-- WHAT YOU WILL DO --
Pictures within the data are to be left out; everything else must be reproduced exactly.

+ + + +

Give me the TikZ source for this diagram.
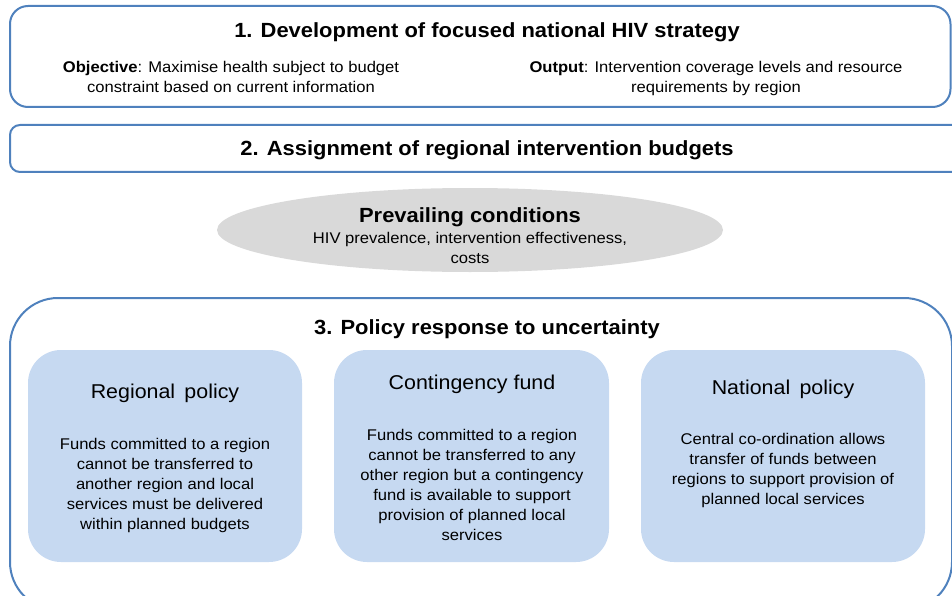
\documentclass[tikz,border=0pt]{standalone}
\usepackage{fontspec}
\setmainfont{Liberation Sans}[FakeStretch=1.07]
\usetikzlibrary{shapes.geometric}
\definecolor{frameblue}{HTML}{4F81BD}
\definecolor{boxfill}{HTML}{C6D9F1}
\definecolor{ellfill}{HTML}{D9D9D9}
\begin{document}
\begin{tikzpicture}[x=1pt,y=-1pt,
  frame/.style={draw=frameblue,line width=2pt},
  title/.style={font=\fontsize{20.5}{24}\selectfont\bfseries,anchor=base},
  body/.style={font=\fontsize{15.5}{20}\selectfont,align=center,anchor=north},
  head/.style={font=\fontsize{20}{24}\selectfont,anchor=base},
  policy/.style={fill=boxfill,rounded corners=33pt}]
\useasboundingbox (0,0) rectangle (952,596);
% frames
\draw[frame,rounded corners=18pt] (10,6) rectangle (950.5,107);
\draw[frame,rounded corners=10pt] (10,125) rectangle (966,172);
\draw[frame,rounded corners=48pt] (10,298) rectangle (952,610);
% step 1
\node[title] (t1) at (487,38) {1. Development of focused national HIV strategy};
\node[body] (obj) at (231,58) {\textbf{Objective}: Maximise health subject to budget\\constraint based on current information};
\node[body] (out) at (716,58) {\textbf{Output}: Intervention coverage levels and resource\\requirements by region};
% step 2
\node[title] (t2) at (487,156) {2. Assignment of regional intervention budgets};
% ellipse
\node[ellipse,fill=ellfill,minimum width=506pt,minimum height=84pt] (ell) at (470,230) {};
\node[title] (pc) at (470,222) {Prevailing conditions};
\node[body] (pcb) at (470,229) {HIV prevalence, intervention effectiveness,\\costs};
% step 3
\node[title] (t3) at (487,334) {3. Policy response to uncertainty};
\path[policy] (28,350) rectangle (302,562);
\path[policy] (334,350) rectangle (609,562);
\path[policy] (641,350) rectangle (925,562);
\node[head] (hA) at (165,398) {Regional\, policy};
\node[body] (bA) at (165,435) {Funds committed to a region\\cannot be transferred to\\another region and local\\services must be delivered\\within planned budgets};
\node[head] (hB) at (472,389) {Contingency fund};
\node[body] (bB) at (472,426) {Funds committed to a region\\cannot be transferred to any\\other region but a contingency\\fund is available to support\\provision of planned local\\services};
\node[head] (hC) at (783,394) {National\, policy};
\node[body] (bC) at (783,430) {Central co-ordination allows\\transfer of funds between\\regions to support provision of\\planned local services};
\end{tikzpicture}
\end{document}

+ + + +

-- RESPONSE TO THE EXERCISE --
Give me the TikZ source for this diagram.
\documentclass[tikz,border=0pt]{standalone}
\usepackage{fontspec}
\setmainfont{Liberation Sans}[FakeStretch=1.07]
\usetikzlibrary{shapes.geometric}
\definecolor{frameblue}{HTML}{4F81BD}
\definecolor{boxfill}{HTML}{C6D9F1}
\definecolor{ellfill}{HTML}{D9D9D9}
\begin{document}
\begin{tikzpicture}[x=1pt,y=-1pt,
  frame/.style={draw=frameblue,line width=2pt},
  title/.style={font=\fontsize{20.5}{24}\selectfont\bfseries,anchor=base},
  body/.style={font=\fontsize{15.5}{20}\selectfont,align=center,anchor=north},
  head/.style={font=\fontsize{20}{24}\selectfont,anchor=base},
  policy/.style={fill=boxfill,rounded corners=33pt}]
\useasboundingbox (0,0) rectangle (952,596);
% frames
\draw[frame,rounded corners=18pt] (10,6) rectangle (950.5,107);
\draw[frame,rounded corners=10pt] (10,125) rectangle (966,172);
\draw[frame,rounded corners=48pt] (10,298) rectangle (952,610);
% step 1
\node[title] (t1) at (487,38) {1. Development of focused national HIV strategy};
\node[body] (obj) at (231,58) {\textbf{Objective}: Maximise health subject to budget\\constraint based on current information};
\node[body] (out) at (716,58) {\textbf{Output}: Intervention coverage levels and resource\\requirements by region};
% step 2
\node[title] (t2) at (487,156) {2. Assignment of regional intervention budgets};
% ellipse
\node[ellipse,fill=ellfill,minimum width=506pt,minimum height=84pt] (ell) at (470,230) {};
\node[title] (pc) at (470,222) {Prevailing conditions};
\node[body] (pcb) at (470,229) {HIV prevalence, intervention effectiveness,\\costs};
% step 3
\node[title] (t3) at (487,334) {3. Policy response to uncertainty};
\path[policy] (28,350) rectangle (302,562);
\path[policy] (334,350) rectangle (609,562);
\path[policy] (641,350) rectangle (925,562);
\node[head] (hA) at (165,398) {Regional\, policy};
\node[body] (bA) at (165,435) {Funds committed to a region\\cannot be transferred to\\another region and local\\services must be delivered\\within planned budgets};
\node[head] (hB) at (472,389) {Contingency fund};
\node[body] (bB) at (472,426) {Funds committed to a region\\cannot be transferred to any\\other region but a contingency\\fund is available to support\\provision of planned local\\services};
\node[head] (hC) at (783,394) {National\, policy};
\node[body] (bC) at (783,430) {Central co-ordination allows\\transfer of funds between\\regions to support provision of\\planned local services};
\end{tikzpicture}
\end{document}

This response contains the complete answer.